Why I'm hooked on Tiger's semantic antics

HEARING ANDY RODDICK’S pithy kitchen-sink summary after the men’s Wimbledon final last weekend, I felt an atavistic urge. I wrote it down. Since listening to sportsmen is no longer my job, there was no practical reason for me to make a note, but I don’t know, it was a remark of such excellence that it just demanded to be recorded. “I threw the kitchen sink at him (Roger Federer),” Roddick quipped, “but he went to the bathroom and got the bath tub.”

“A spot-on metaphor,” I sighed. “Delivered with wit and originality,” I added. “And pith,” I appended as a dreamy afterthought. The first thing you notice as a sportswriter, you see, is that sportsmen don’t come up with sparkling gold-dust very often. And although a tendency towards heavy linguistic river-sludge shouldn’t really be held against people who speak so eloquently with foot, club or bat, I must admit that I grew to hate Alan Shearer over a four-year period as much for his staunch refusal to say anything remotely noteworthy as for his strange idea that you should walk, not run, at key England striker moments in international football tournaments.

But there was one person it was always worth listening to, and that was Tiger Woods — despite all his conspicuous efforts to be the blandest interviewee in the history of the world. “I played pretty good out there,” may be the smilingly, shruggingly upbeat Tiger response at the end of each day, regardless of whether he’s gone round in 66 or 82. But when he is pressed to describe his bogey on the 12th, he just can’t help himself. Weird descriptive gifts kick in, willy-nilly.

“I’m on this sandy lie,” he reflects, “so I’m thinking, well, I could play this ball in the water so I kind of fatted it up on the green and yipped the putt to the right.” At which point, seasoned hacks in the interview room exchange panicky looks (“Fatted?” “Yipped?”), and decide to wait for the official transcript to check they weren’t imagining things.

The stuff this man comes out with! He lands shots “on the window”. His downhill chip is “greasy”. Personally, I think he’s having a laugh. What better self-amusement for a person whose every word is treated as holy writ than to invent new terminology in the bath each night and see whether anyone challenges him to dictionaries at dawn. “I blistered that drive,” he says. “That was a high bleeder. I really hit good shots, yes, but they were not stoning. They were not kick-ins. I played safe, say, little chunk-and-run. Played a flop-shot down there to about ten feet. I squirted that one. It was a quick duck, a quacker. That drive was . . . blue.”

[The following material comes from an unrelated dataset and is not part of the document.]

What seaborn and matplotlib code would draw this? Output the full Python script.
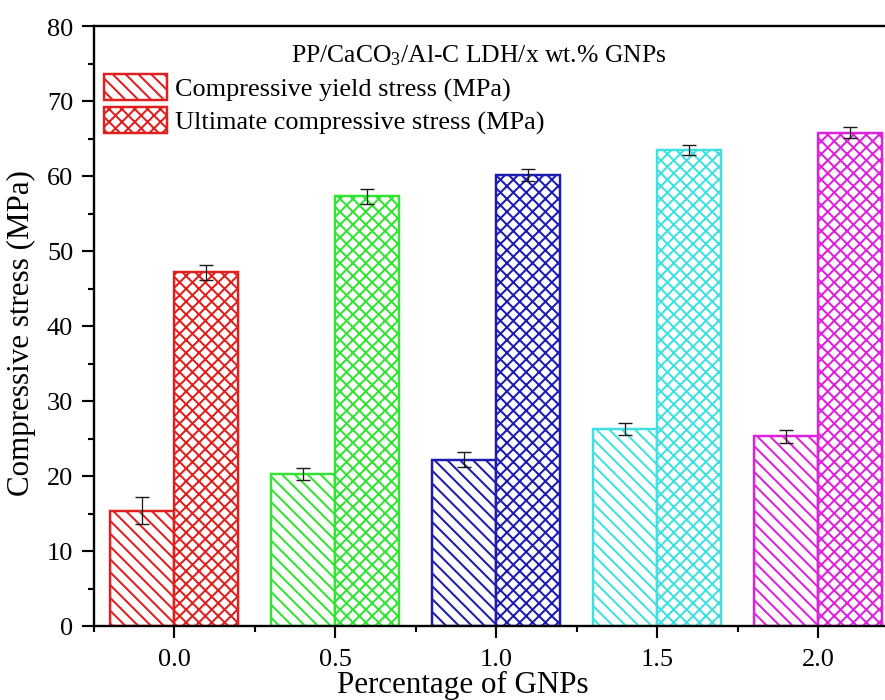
import matplotlib
matplotlib.use("Agg")
import matplotlib.pyplot as plt
from matplotlib.patches import Patch, Rectangle
from matplotlib.ticker import MultipleLocator
import numpy as np
import pandas as pd
import seaborn as sns

# GNP loading (wt.%) and measured compressive properties
gnp_levels = [0.0, 0.5, 1.0, 1.5, 2.0]
tick_labels = ["0.0", "0.5", "1.0", "1.5", "2.0"]
yield_stress = [15.4, 20.3, 22.2, 26.3, 25.3]
yield_err = [1.8, 0.8, 1.0, 0.8, 0.9]
ultimate_stress = [47.2, 57.3, 60.2, 63.5, 65.8]
ultimate_err = [1.0, 1.0, 0.8, 0.7, 0.7]
series_names = ["Compressive yield stress (MPa)", "Ultimate compressive stress (MPa)"]
group_colors = ["#E0201E", "#33E333", "#1C1CB0", "#40E0E0", "#DD22DD"]
series_hatches = ["\\\\", "xx"]
title_text = r"PP/CaCO$_3$/Al-C LDH/x wt.% GNPs"

DPI = 77
sns.set_style("ticks")
plt.rcParams["font.family"] = ["Liberation Serif", "DejaVu Serif"]
plt.rcParams["mathtext.fontset"] = "custom"
plt.rcParams["mathtext.rm"] = "Liberation Serif"
plt.rcParams["mathtext.it"] = "Liberation Serif:italic"
plt.rcParams["hatch.linewidth"] = 1.9
plt.rcParams["text.color"] = "black"
plt.rcParams["axes.labelcolor"] = "black"
plt.rcParams["xtick.color"] = "black"
plt.rcParams["ytick.color"] = "black"

df = pd.DataFrame({
    "gnp": gnp_levels * 2,
    "stress": yield_stress + ultimate_stress,
    "series": [series_names[0]] * len(gnp_levels) + [series_names[1]] * len(gnp_levels),
})

fig = plt.figure(figsize=(885 / DPI, 701 / DPI), dpi=DPI)
fig.patch.set_facecolor("white")
ax = fig.add_axes([93.5 / 885, 1 - 627 / 701, 805 / 885, 600 / 701])

sns.barplot(data=df, x="gnp", y="stress", hue="series", hue_order=series_names,
            native_scale=True, width=0.8, gap=0, errorbar=None, legend=False, ax=ax)

# style each bar by its group (colour) and series (hatch)
levels = np.array(gnp_levels)
centers = [[None] * len(gnp_levels) for _ in series_names]
for bar in ax.patches:
    if not isinstance(bar, Rectangle) or bar.get_height() <= 0:
        continue
    c = bar.get_x() + bar.get_width() / 2
    j = int(np.argmin(np.abs(levels - c)))
    i = 0 if c < levels[j] else 1
    bar.set_facecolor("white")
    bar.set_edgecolor(group_colors[j])
    bar.set_hatch(series_hatches[i])
    bar.set_linewidth(2.3)
    centers[i][j] = c

errs = [yield_err, ultimate_err]
vals = [yield_stress, ultimate_stress]
for i in range(len(series_names)):
    ax.errorbar(centers[i], vals[i], yerr=errs[i], fmt="none", ecolor="#1a1a1a",
                elinewidth=1.2, capsize=7, capthick=1.3, zorder=5)

ax.set_xlim(-0.25, 2.25)
ax.set_ylim(0, 80)
ax.set_xticks(gnp_levels)
ax.set_xticklabels(tick_labels)
ax.xaxis.set_minor_locator(MultipleLocator(0.25))
ax.yaxis.set_major_locator(MultipleLocator(10))
ax.yaxis.set_minor_locator(MultipleLocator(5))
ax.tick_params(axis="both", which="major", direction="out", length=11, width=2,
               labelsize=24.5, color="black", labelcolor="black")
ax.tick_params(axis="both", which="minor", direction="out", length=6, width=2)
ax.tick_params(axis="x", which="major", pad=10)
ax.tick_params(axis="y", which="major", pad=8)
ax.tick_params(top=False, right=False, which="both")

for side in ["left", "bottom", "top"]:
    ax.spines[side].set_visible(True)
    ax.spines[side].set_linewidth(2.2)
    ax.spines[side].set_color("black")
ax.spines["right"].set_visible(False)

ax.set_xlabel("Percentage of GNPs", fontsize=29)
ax.set_ylabel("Compressive stress (MPa)", fontsize=29)
ax.xaxis.set_label_coords(0.459, -0.074)
ax.yaxis.set_label_coords(-0.072, 0.49)

ax.text(0.479, 0.953, title_text, transform=ax.transAxes, ha="center", va="center",
        fontsize=24)

handles = []
for h in series_hatches:
    p = Patch(facecolor="white", edgecolor=group_colors[0], hatch=h, linewidth=2.3)
    handles.append(p)
ax.legend(handles, series_names, loc="upper left", bbox_to_anchor=(0.0132, 0.92),
          frameon=False, fontsize=24.5, handlelength=2.4, handleheight=1.15,
          labelspacing=0.2, handletextpad=0.3, borderpad=0, borderaxespad=0)

fig.savefig("out.png", dpi=DPI, facecolor="white")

Now there are two ways of looking at this. First, just as furry-hooded polar dwellers are supposed to develop specialist vocabulary for the varieties of frozen precipitation, so a golfer of brilliance surely starts to become dissatisfied with words such as “hook” and “fade”. Ultimately he will reach for metaphor and onomatopoeia. When Tiger says he “rips” his shots, nobody struggles with the meaning, after all. “Fat” may not usually be taken for a transitive verb, but — as people have often pointed out to me recently — language is dynamic and must always be allowed to move on.

Unfortunately, since Tiger is the only chap in the world of golf to come up with this stuff, this first explanation does not hold. In which case, it is down to Tiger’s personal psychology, which is generally resistant to amateur analysis but does reveal itself in his press conferences in one interesting aspect — viz, in the way he talks about his golf as coolly as if he’s talking about someone else. I am not the first person to notice this Tiger bifurcation, by the way. A Harvard psychologist, Dr Stephen M. Kosslyn, has studied Woods and noticed his ability to comment on his own golf as if standing outside it. Spooky, eh? But it explains a lot. He is half-player, half-wordsmith. Half-man, half critic. And you have to feel sorry for him, actually. His inner Tiger Woods wrestles with his inner Stuart Hall. It really doesn’t bear thinking about.

How will Tiger fare this week? Having failed to win each of the past eight major tournaments, he has not adapted his demeanour noticeably. He still puts a positive gloss on things. And so long as he continues to shave his shots, or chunk-and-run, the golf correspondents will write it down.

Whether he will ever come up with something to match the brilliance of Roddick’s kitchen-sink analogy remains to be seen. But it’s comforting to know that, even if he doesn’t, the cool exterior of Tiger hides some sort of struggle within.